Not so much the song writing as I wrote most of the songs I sing now back east, but the musicians I play with have helped me create this sound I’m loving at the moment. There’s magic to tap into in any place. I couldn’t do this same thing elsewhere. It could be just as good but it wouldn’t be this.

Maggie: If you could describe Woodstock as an animal and Los Angeles as an animal, what would they be?
Woodstock would be a turtle. The land is strong like a turtle’s back and the people are the turtle’s intestines. L.A. would be a baby lion.

Maggie: What is it like drumming while you are pregnant? Something a man will never know…
If the stomach is big, it’s hard. The arms go over the belly in not a natural way. Also you worry about the baby and the loud noise it makes. I didn’t want to upset Jack too much, or harm his hearing. I did drum whilst pregnant but took it easy.

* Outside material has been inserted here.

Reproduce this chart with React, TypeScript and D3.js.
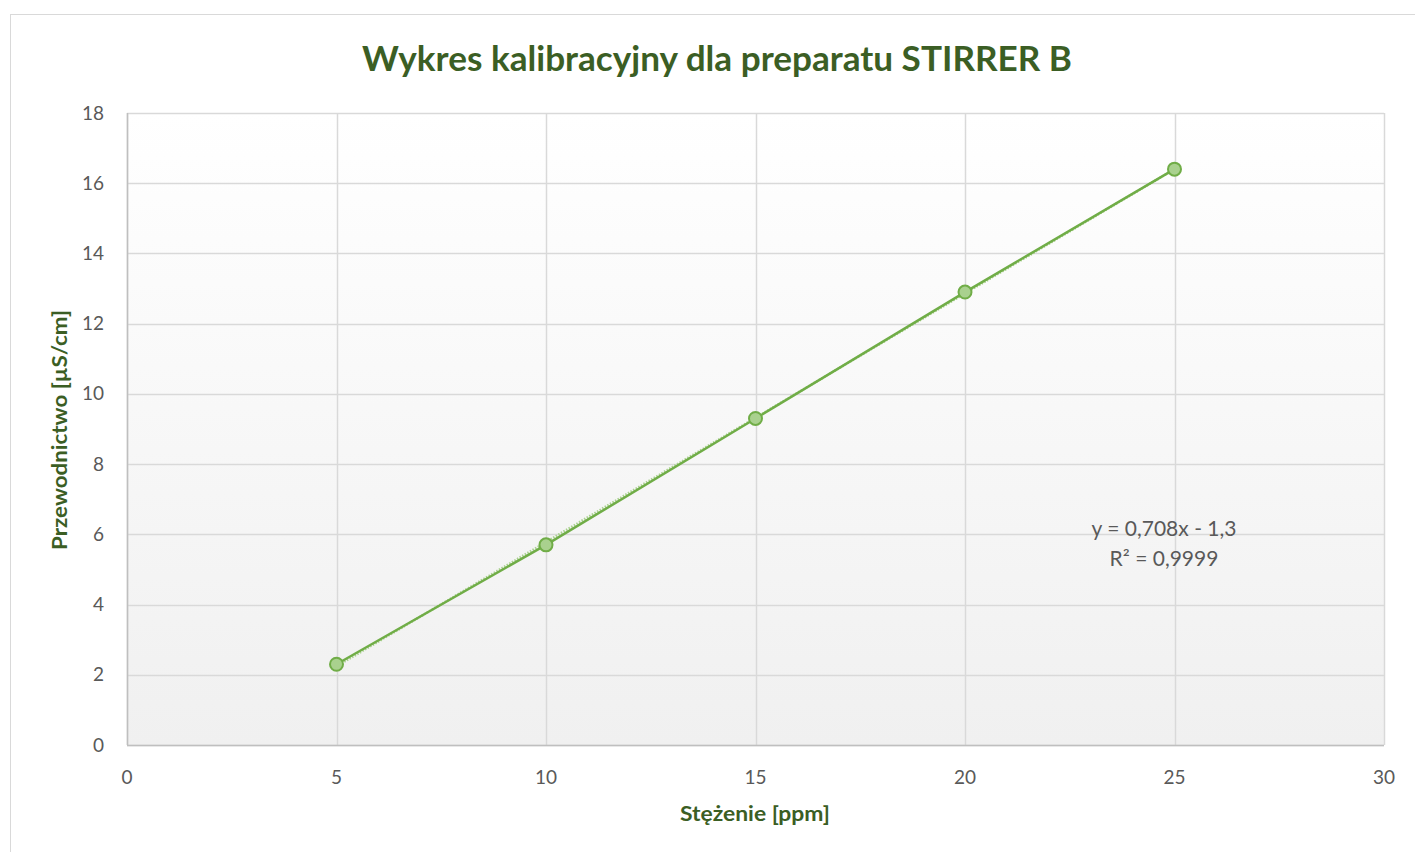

Maggie: Did you feel more or less creatively inspired while pregnant?
More. A lot more. I love being pregnant. I create so much. I wrote a little book while pregnant with Jack. Grace Light Warrior it’s called, and it’s about a 12-year-old girl who saves the world. Lots of adventure. Pregnant with the girls I wrote a lot of songs. I ate spaghetti almost every day and wrote about 3 songs a day if I could. After they were born we played shows where my backup singer would hold each twin in an arm, their little heads dangling, while singing. I played guitar so I couldn’t hold Ginger or Hominy.

Maggie: Do you ever feel completely lost in your music?
Lost in a good way maybe, like when I’m jamming with my band and my guitarist is soaring and we’re along for the ride cuz we’re the wheels. It feels good and I wouldn’t mind being lost there more often but I have responsibilities and people who need me. Sometimes I’ll get high and drink some and play alone. I go to the world it hooks up with. Sometimes it’s a spooky place, sometimes spooky and lovely, and almost always good.

Maggie: Is your drumming multi-colored or do you feel a particular hue in your style?
I’d say it’s black sometimes, and sometimes white and clear. There’s space. There might be brown. It’s not green like my songs can be. A child could paint my drumming.